Charts and diagrams as code:
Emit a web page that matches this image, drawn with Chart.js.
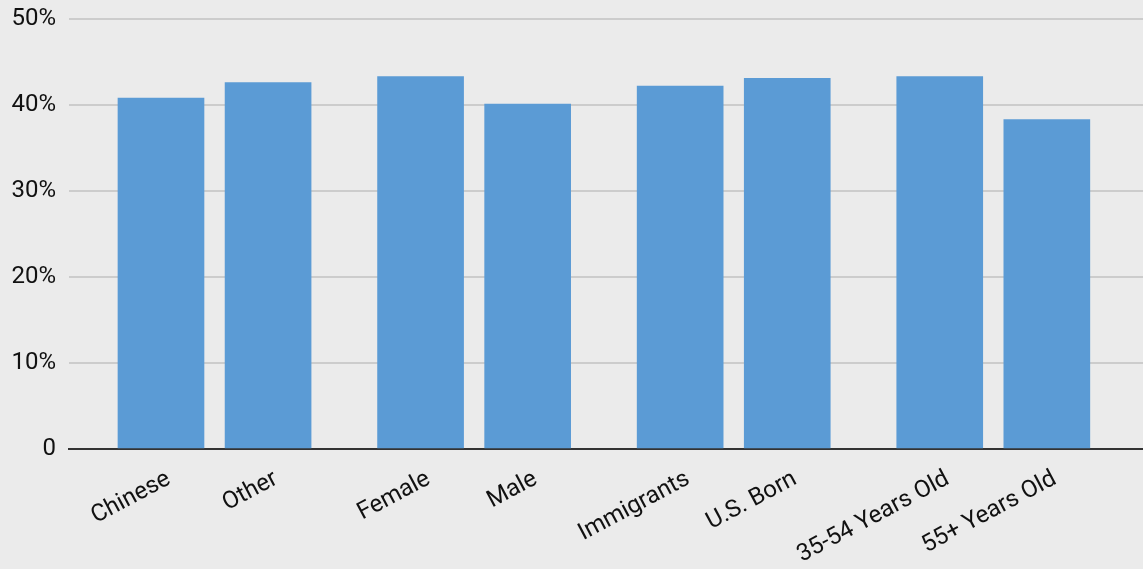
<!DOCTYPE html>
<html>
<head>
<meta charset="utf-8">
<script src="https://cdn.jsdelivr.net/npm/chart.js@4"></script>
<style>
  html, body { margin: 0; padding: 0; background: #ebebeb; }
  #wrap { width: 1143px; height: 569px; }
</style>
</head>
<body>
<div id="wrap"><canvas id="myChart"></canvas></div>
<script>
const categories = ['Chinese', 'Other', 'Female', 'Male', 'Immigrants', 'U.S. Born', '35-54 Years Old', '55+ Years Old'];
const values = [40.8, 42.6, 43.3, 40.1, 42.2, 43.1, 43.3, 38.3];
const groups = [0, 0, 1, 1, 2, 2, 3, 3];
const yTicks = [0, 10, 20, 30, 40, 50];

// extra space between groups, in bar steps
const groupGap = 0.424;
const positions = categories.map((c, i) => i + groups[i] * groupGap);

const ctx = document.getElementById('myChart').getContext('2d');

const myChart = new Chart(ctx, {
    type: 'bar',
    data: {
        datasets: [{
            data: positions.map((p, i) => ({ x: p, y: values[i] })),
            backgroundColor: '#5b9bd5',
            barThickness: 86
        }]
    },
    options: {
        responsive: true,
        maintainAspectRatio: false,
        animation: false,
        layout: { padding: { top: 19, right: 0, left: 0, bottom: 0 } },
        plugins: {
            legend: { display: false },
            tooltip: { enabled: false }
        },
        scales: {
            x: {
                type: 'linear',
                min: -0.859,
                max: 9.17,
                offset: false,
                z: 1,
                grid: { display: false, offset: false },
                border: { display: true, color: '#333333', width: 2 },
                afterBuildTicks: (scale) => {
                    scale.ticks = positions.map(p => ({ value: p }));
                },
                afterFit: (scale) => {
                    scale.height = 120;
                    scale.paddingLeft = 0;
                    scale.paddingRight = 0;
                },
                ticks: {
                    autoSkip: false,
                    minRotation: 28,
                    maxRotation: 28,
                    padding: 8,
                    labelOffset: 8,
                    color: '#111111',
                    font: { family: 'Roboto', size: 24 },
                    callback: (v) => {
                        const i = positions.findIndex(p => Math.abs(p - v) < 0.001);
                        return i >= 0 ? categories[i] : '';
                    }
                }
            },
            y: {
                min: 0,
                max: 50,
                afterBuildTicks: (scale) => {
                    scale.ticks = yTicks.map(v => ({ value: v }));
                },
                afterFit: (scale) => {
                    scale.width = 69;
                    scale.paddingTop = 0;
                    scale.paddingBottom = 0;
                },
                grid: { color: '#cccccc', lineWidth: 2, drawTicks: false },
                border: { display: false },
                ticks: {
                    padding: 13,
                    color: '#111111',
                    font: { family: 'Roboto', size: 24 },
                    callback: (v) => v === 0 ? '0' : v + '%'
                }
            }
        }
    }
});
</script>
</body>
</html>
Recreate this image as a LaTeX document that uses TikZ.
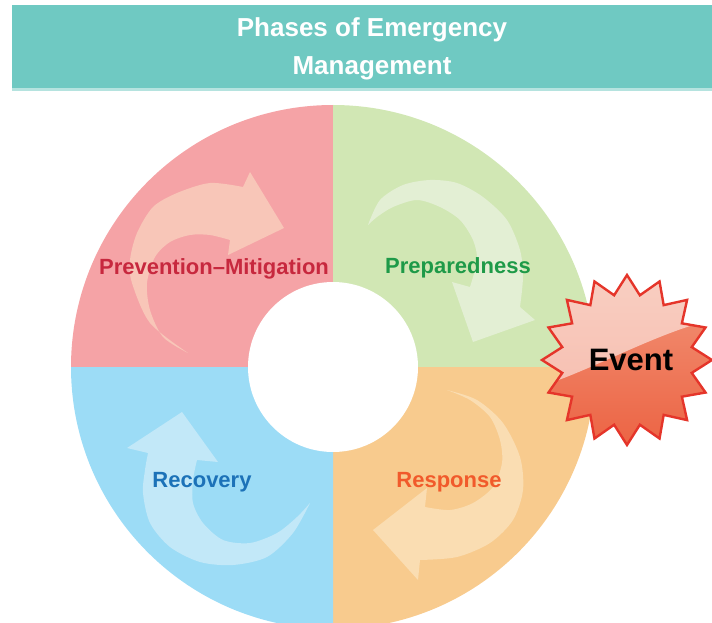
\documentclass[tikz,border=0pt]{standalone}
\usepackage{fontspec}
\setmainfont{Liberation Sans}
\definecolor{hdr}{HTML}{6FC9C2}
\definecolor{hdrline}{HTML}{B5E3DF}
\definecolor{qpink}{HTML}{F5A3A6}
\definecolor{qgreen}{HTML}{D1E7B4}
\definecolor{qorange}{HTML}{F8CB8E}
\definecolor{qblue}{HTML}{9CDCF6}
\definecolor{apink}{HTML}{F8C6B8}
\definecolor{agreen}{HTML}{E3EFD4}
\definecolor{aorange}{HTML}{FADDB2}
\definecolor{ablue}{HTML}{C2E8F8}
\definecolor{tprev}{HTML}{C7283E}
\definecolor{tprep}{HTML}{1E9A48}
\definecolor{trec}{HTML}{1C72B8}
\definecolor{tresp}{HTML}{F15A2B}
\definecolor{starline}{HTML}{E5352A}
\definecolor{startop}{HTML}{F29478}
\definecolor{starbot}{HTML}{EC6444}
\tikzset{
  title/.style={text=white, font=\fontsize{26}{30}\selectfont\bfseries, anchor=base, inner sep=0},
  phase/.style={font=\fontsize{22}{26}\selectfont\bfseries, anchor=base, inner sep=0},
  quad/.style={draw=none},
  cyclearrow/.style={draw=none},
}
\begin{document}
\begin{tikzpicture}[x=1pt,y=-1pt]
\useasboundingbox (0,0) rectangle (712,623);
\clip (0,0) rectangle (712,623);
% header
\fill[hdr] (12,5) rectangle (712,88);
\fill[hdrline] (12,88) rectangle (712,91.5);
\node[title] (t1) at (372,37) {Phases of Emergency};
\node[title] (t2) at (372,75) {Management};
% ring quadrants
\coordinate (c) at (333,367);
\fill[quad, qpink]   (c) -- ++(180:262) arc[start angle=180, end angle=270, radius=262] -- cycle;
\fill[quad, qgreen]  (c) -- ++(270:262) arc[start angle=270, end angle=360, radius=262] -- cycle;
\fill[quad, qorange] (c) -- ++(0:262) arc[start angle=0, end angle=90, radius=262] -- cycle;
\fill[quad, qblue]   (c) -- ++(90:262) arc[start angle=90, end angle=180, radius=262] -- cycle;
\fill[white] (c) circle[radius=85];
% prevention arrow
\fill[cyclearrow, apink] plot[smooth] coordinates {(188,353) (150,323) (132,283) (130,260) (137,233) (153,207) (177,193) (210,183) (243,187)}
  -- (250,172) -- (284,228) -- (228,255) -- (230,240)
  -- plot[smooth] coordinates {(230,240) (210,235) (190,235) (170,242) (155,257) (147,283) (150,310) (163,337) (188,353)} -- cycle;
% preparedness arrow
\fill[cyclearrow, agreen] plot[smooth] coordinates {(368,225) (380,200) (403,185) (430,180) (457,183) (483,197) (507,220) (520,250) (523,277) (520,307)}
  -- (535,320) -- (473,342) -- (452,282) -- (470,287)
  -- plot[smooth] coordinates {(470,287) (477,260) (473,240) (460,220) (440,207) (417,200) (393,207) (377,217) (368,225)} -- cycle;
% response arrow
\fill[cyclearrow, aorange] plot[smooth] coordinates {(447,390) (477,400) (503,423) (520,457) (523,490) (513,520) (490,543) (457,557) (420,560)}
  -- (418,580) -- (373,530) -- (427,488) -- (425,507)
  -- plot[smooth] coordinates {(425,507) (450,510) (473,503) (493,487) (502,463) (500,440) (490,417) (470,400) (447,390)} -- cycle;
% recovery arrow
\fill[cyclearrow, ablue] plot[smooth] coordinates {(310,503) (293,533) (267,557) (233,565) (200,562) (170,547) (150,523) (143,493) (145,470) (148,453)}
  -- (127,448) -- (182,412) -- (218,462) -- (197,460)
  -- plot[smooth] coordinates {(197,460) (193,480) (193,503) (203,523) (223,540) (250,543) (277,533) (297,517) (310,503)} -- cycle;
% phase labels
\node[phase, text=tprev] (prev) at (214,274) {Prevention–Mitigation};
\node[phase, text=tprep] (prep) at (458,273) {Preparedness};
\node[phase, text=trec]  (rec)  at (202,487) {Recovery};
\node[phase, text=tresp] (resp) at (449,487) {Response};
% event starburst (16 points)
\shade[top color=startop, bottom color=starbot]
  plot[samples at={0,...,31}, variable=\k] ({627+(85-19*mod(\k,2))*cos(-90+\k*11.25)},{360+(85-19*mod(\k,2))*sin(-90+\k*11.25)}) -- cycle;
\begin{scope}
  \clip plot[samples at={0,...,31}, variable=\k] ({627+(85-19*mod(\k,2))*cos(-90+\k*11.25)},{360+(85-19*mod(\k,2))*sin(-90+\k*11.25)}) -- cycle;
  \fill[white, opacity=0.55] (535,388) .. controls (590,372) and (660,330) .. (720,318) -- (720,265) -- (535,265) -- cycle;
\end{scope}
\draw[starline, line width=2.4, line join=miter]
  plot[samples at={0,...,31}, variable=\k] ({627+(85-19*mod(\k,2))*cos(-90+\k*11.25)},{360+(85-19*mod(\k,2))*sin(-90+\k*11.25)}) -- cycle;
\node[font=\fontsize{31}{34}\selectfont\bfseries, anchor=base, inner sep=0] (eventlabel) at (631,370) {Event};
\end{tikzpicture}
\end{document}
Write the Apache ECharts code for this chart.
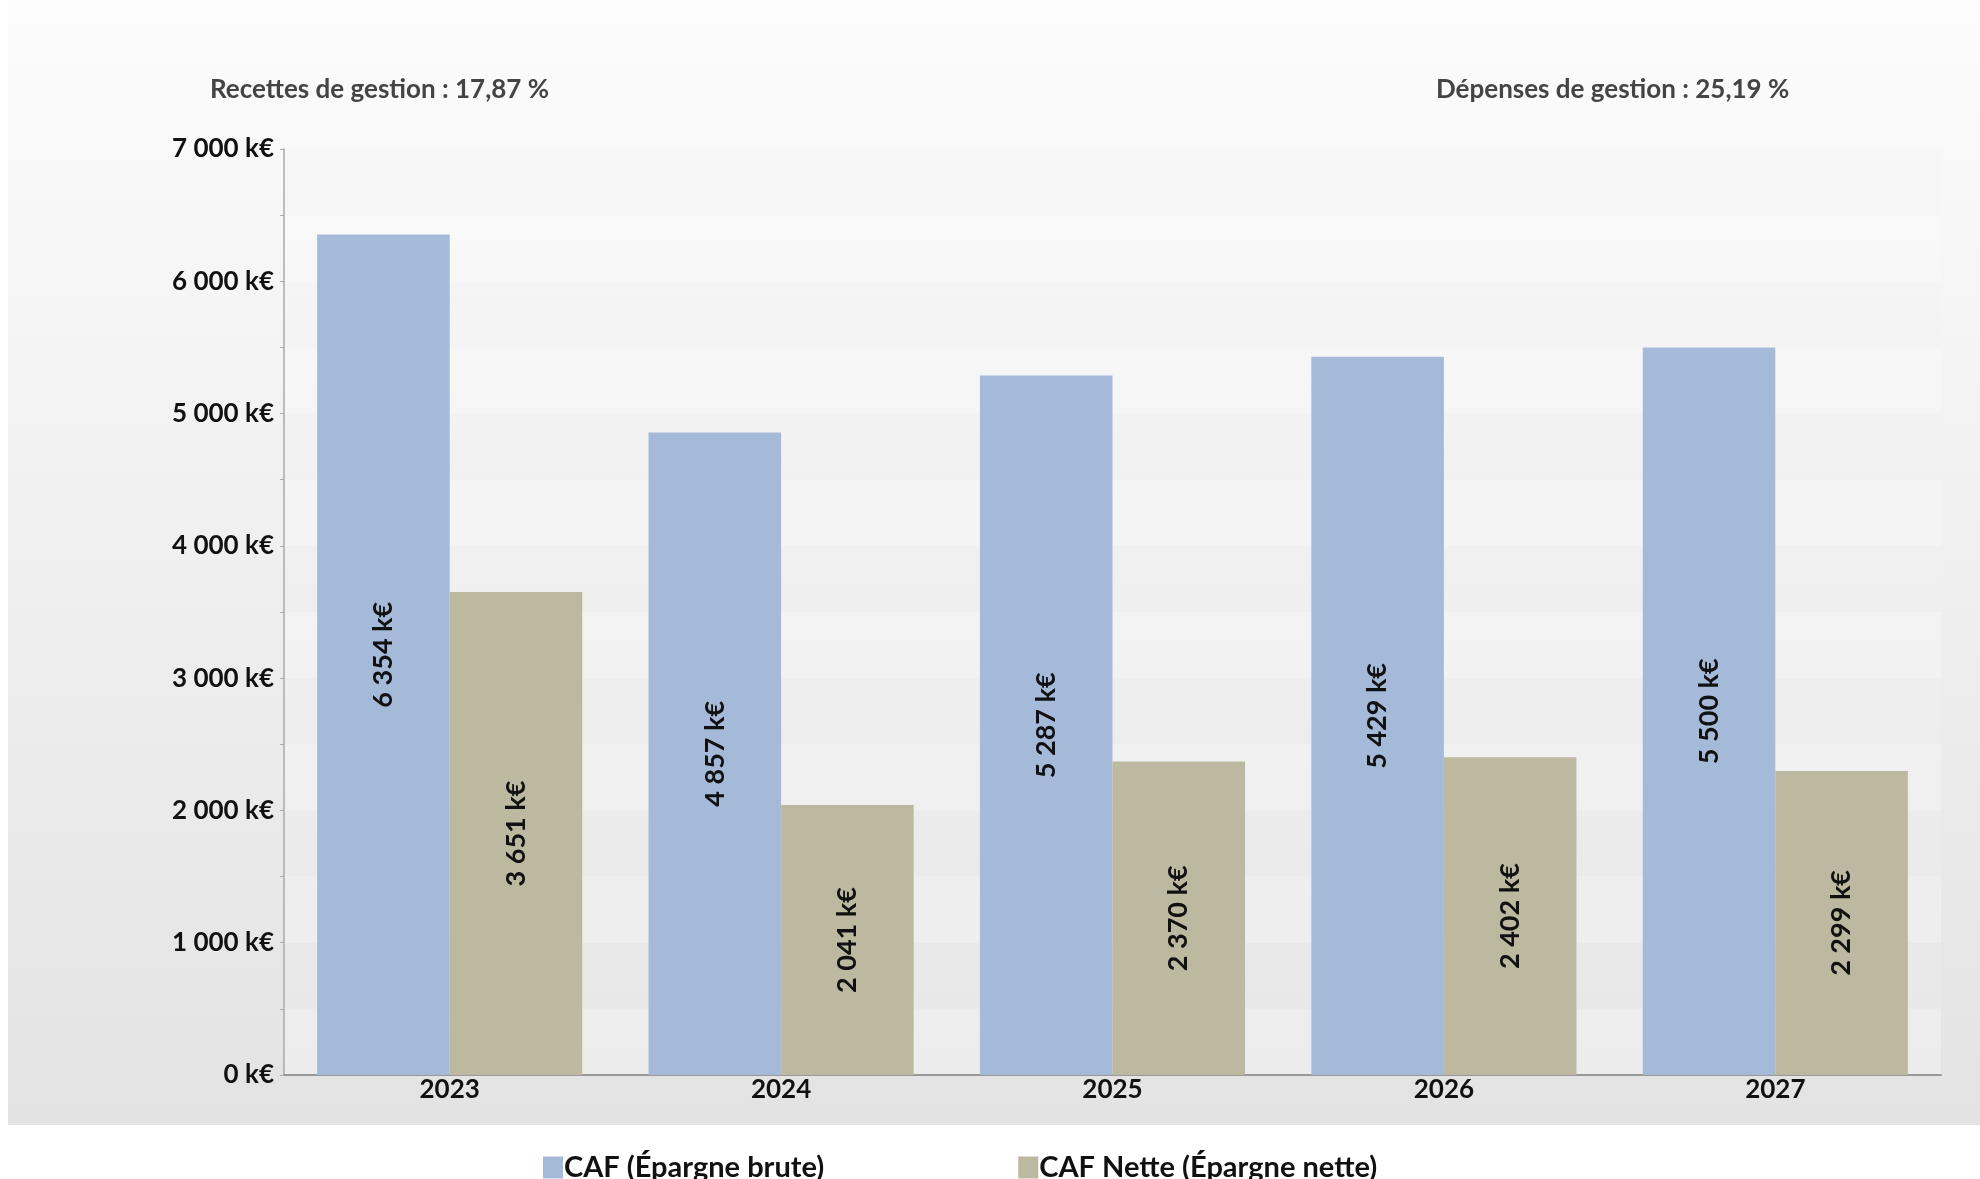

- EXERCISE BRIEF:
Every line from the top of the material above through the line with "const yTicks = [0, 10, 20, 30, 40, 50];" should be duplicated exactly, please; leave out the pictures.

- COMPLETED EXERCISE:
Emit a web page that matches this image, drawn with Chart.js.
<!DOCTYPE html>
<html>
<head>
<meta charset="utf-8">
<script src="https://cdn.jsdelivr.net/npm/chart.js@4"></script>
<style>
  html, body { margin: 0; padding: 0; background: #ebebeb; }
  #wrap { width: 1143px; height: 569px; }
</style>
</head>
<body>
<div id="wrap"><canvas id="myChart"></canvas></div>
<script>
const categories = ['Chinese', 'Other', 'Female', 'Male', 'Immigrants', 'U.S. Born', '35-54 Years Old', '55+ Years Old'];
const values = [40.8, 42.6, 43.3, 40.1, 42.2, 43.1, 43.3, 38.3];
const groups = [0, 0, 1, 1, 2, 2, 3, 3];
const yTicks = [0, 10, 20, 30, 40, 50];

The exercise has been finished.